12  Package data

Some of the data we have to work with might be very large. If the final datasets we want to produce are too large, we can’t directly include them in the package because there are size limits and recommendations. In that case, we will have to export them as functions. In this way, the package itself won’t contain the output dataset, but the user will have to generate it through running a function, so it will be stored in their own computer. An example of this is our function get_wide_cbs(). Unless we generate the dataset ourselves in the function, we will also probably be using a very large input dataset which we just process somehow. For reading large datasets, see the relevant Reading large files section.

From now on, in this section we assume that you have some small datasets (maybe up to a couple of megabytes) as inputs. We will go through both public and private ones. The public ones are those that you want to export to users of your package, and the private ones are only intended for being used in your own code.

Let’s start with the exported datasets. The whole aim of this is to allow users (or even our own code) to access them easily by writing my_pkg::my_dataset. In order to achieve this, you must follow these steps:

  1. Create a file in data-raw/my_dataset.R. Scripts inside the data-raw folder aren’t included as part of the package. They will just be helpers for us to generate the actual data. Inside this file we do some processing and, assuming we have a variable called my_dataset, we end the script by calling usethis::use_data(my_dataset). This will automatically create an .rda file in data/my_dataset.rda. We have to manually run this script. After that, we can now refer to the dataset as my_pkg::my_dataset.

    You can directly create your data in the script data-raw/my_dataset.R, or you can make it rather short by just importing some data from another raw file. In this case, I recommend having the raw file as a CSV in the inst/extdata folder, say, inst/extdata/my_raw_dataset.csv. This is for accessibility, so that everyone can see where this data comes from regardless of whether they know how to read an .rda file or not. A data-raw/my_dataset.R script could then look like:

my_dataset <- here::here("inst", "extdata", "my_raw_dataset.csv") |>
  readr::read_csv()

usethis::use_data(my_raw_dataset, overwrite = TRUE)

Every time you introduce some change in the raw CSV file, you would have to run this script again. The overwrite = TRUE is exactly for this purpose, so that the my_dataset.rda file is overwritten with the updated data.

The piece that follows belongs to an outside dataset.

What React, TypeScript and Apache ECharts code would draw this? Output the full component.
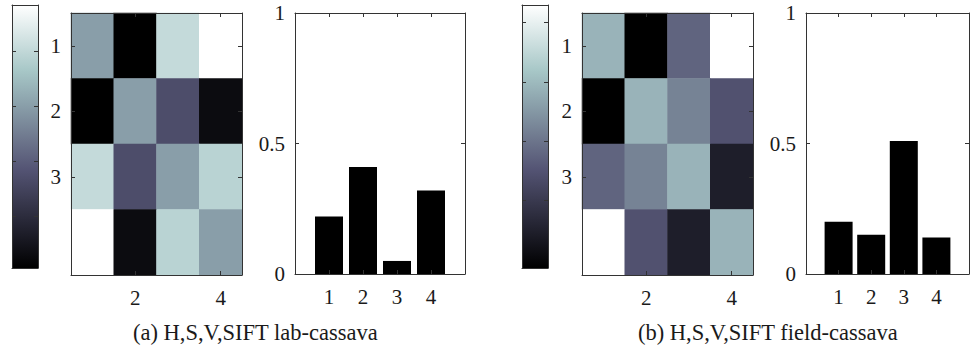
import React, { useEffect, useRef } from 'react';
import * as echarts from 'echarts';

// ---------- data ----------
const heatCategories = ['1', '2', '3', '4'];
const heatXLabelIdx = [1, 3]; // labelled columns "2" and "4"
const heatYLabelIdx = [0, 1, 2]; // labelled rows "1","2","3"

const heatA = [
  [0.60, 0.01, 0.81, 0.97],
  [0.01, 0.60, 0.34, 0.06],
  [0.81, 0.34, 0.60, 0.78],
  [0.97, 0.06, 0.78, 0.60],
];
const heatB = [
  [0.58, -0.03, 0.35, 0.86],
  [-0.03, 0.58, 0.44, 0.29],
  [0.35, 0.44, 0.58, 0.09],
  [0.86, 0.29, 0.09, 0.58],
];
const rangeA = [0.01, 0.97];
const rangeB = [-0.03, 0.86];
const colorbarTicks = [0.2, 0.4, 0.6, 0.8];

const barCategories = [1, 2, 3, 4];
const barA = [0.22, 0.41, 0.05, 0.32];
const barB = [0.20, 0.15, 0.51, 0.14];

const captions = ['(a) H,S,V,SIFT lab-cassava', '(b) H,S,V,SIFT field-cassava'];

// MATLAB "bone" colormap stops
const boneStops = ['#000000', '#1c1c27', '#38384d', '#545474', '#707a8f', '#8ba1ab', '#a7c7c7', '#d3e3e3', '#ffffff'];

// ---------- styles ----------
const FONT = "'Liberation Serif', 'DejaVu Serif', serif";
const TXT = '#1a1a1a';
const LINE = '#333333';

function buildOption() {
  const grid: any[] = [];
  const xAxis: any[] = [];
  const yAxis: any[] = [];
  const series: any[] = [];
  const visualMap: any[] = [];
  const graphic: any[] = [];

  const lineStyle = { color: LINE, width: 1 };
  const axisLine = { show: true, onZero: false, lineStyle };
  const tick = (extra: any = {}) => ({ show: true, inside: true, length: 4, lineStyle, ...extra });
  const labelStyle = { fontFamily: FONT, fontSize: 21, color: TXT };

  function colorbar(left: number, range: number[]) {
    const gi = grid.length;
    const top = 5, width = 26, height = 263;
    grid.push({ left, top, width, height });
    graphic.push({
      type: 'rect', z: 1, silent: true,
      shape: { x: left, y: top, width, height },
      style: {
        fill: new echarts.graphic.LinearGradient(0, 1, 0, 0,
          boneStops.map((c, i) => ({ offset: i / (boneStops.length - 1), color: c }))),
      },
    });
    ['bottom', 'top'].forEach((p) =>
      xAxis.push({
        gridIndex: gi, type: 'value', position: p, min: 0, max: 1, z: 10,
        axisLine, axisTick: { show: false },
        axisLabel: { show: false }, splitLine: { show: false },
      })
    );
    ['left', 'right'].forEach((p) =>
      yAxis.push({
        gridIndex: gi, type: 'value', position: p, min: range[0], max: range[1], z: 10,
        axisLine,
        axisTick: tick({ customValues: colorbarTicks }),
        axisLabel: { show: false }, splitLine: { show: false },
      })
    );
  }

  function heatmap(left: number, values: number[][]) {
    const gi = grid.length;
    grid.push({ left, top: 13, width: 171, height: 262 });
    const xi = xAxis.length;
    const xInt = (i: number) => heatXLabelIdx.includes(i);
    const yInt = (i: number) => heatYLabelIdx.includes(i);
    ['bottom', 'top'].forEach((p) =>
      xAxis.push({
        gridIndex: gi, type: 'category', data: heatCategories, position: p, z: 10,
        axisLine,
        axisTick: tick({ alignWithLabel: true, interval: xInt }),
        axisLabel: p === 'bottom' ? { ...labelStyle, interval: xInt, margin: 12 } : { show: false },
        splitLine: { show: false },
      })
    );
    const yi = yAxis.length;
    ['left', 'right'].forEach((p) =>
      yAxis.push({
        gridIndex: gi, type: 'category', data: heatCategories, position: p, inverse: true, z: 10,
        axisLine,
        axisTick: tick({ alignWithLabel: true, interval: yInt }),
        axisLabel: p === 'left' ? { ...labelStyle, interval: yInt, margin: 10 } : { show: false },
        splitLine: { show: false },
      })
    );
    const data: any[] = [];
    values.forEach((row, r) => row.forEach((v, c) => data.push([c, r, v])));
    const si = series.length;
    series.push({ type: 'heatmap', xAxisIndex: xi, yAxisIndex: yi, data, itemStyle: { borderWidth: 0 } });
    return si;
  }

  function bars(left: number, values: number[]) {
    const gi = grid.length;
    grid.push({ left, top: 13, width: 170, height: 261 });
    const xi = xAxis.length;
    ['bottom', 'top'].forEach((p) =>
      xAxis.push({
        gridIndex: gi, type: 'value', position: p, min: 0, max: 5, interval: 1, z: 3,
        axisLine, axisTick: tick(),
        axisLabel: p === 'bottom'
          ? { ...labelStyle, margin: 12, formatter: (v: number) => (barCategories.includes(v) ? String(v) : '') }
          : { show: false },
        splitLine: { show: false },
      })
    );
    const yi = yAxis.length;
    ['left', 'right'].forEach((p) =>
      yAxis.push({
        gridIndex: gi, type: 'value', position: p, min: 0, max: 1, interval: 0.5, z: 3,
        axisLine, axisTick: tick(),
        axisLabel: p === 'left' ? { ...labelStyle, margin: 10 } : { show: false },
        splitLine: { show: false },
      })
    );
    series.push({
      type: 'bar', xAxisIndex: xi, yAxisIndex: yi, barWidth: 28,
      data: barCategories.map((c, i) => [c, values[i]]),
      itemStyle: { color: '#000000' },
    });
  }

  colorbar(12, rangeA);
  const sA = heatmap(71, heatA);
  bars(295, barA);
  colorbar(522, rangeB);
  const sB = heatmap(582, heatB);
  bars(806, barB);

  const vm = (si: number, range: number[]) => ({
    type: 'continuous', show: false, seriesIndex: si, min: range[0], max: range[1],
    inRange: { color: boneStops },
  });
  visualMap.push(vm(sA, rangeA), vm(sB, rangeB));

  const title = captions.map((t, i) => ({
    text: t, left: i === 0 ? 133 : 638, top: 321, padding: 0,
    textStyle: { fontFamily: FONT, fontSize: 22.5, fontWeight: 'normal', color: TXT },
  }));

  return { animation: false, backgroundColor: '#ffffff', title, grid, xAxis, yAxis, series, visualMap, graphic };
}

export default function App() {
  const ref = useRef<HTMLDivElement>(null);
  useEffect(() => {
    document.body.style.margin = '0';
    if (!ref.current) return;
    const chart = echarts.init(ref.current, undefined, { renderer: 'svg' });
    chart.setOption(buildOption() as any);
    return () => chart.dispose();
  }, []);
  return <div ref={ref} style={{ width: 972, height: 349 }} />;
}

  1. Document your dataset. In the previous section we learned how to document functions. Datasets aren’t functions, but they’re documented very similarly. We start by creating a file R/my_dataset.R. Note that the name matches that of data-raw/my_dataset.R. It doesn’t need to match that of the variable used with usethis::use_data(), but they should match each other. You can define more than one dataset in the same file if you think they’re related, so then you can also use a more general name for the file. This is how you would document your dataset, also using roxygen2 comments:
#' Title of my dataset
#'
#' My description of my dataset
#'
#' @format
#' What my dataset is. I would ideally make it a tibble and explain all
#' columns. My dataset contains the following columns:
#' - `column_1`: My explanation of column 1.
#' - `column_2`: My explanation of column 2.
#' - `column_3`: My explanation of column 3.
#'
#' @source Where my data comes from. Maybe an external link if you have one.
"my_dataset"

As you can see, we use roxygen2 style comments right before a line containing a character vector with the name of our dataset, in this case "my_dataset". Now your dataset will be correctly documented after doing devtools::document() and pkgdown::build_site()/pkgdown::build_reference().

Now we should talk about internal data. This is data that only the developers of the package themselves use throughout the code. This could be either actual tibble datasets or just bare constants. Any value that doesn’t change and you would like to share throughout the whole package code applies for this. Creating internal data is quite similar to exported data:

  1. Create a file data-raw/constants.R if it doesn’t already exist. For internal data, all of them should be defined in this same file. The file could look like this:
my_constant_number <- 0.65
my_constant_name <- "name"
my_constant_tibble <- tibble::tribble(
  ~col_1, ~col_2,
  1,      2,
  3,      4
)

usethis::use_data(
  my_constant_number,
  my_constant_name,
  my_constant_tibble,
  internal = TRUE,
  overwrite = TRUE
)

As you can see, you can pass more than one variable to usethis::use_data(). We should include all our constants in the same call to this function. In addition, it must also include the internal = TRUE option to identify this as internal data.

  1. Manually run the previous file. This will create a single file in R/sysdata.rda, which contains all your internal data. You can now refer to these data the same way as for exported data, e.g., my_pkg::my_constant_tibble or my_pkg::my_constant_number, but these will only be available through the package’s code, and won’t be exported to the package users. Again, any time you want to add new internal data or modify the existing entries, you will have to manually run that script again.

Whether some data is worth being exported as part of the package or just used as internal, this is your decision, but now you know how to implement both. This section was heavily inspired by the Data chapter in the R Packages book, which I recommend reading if you want to dive deeper.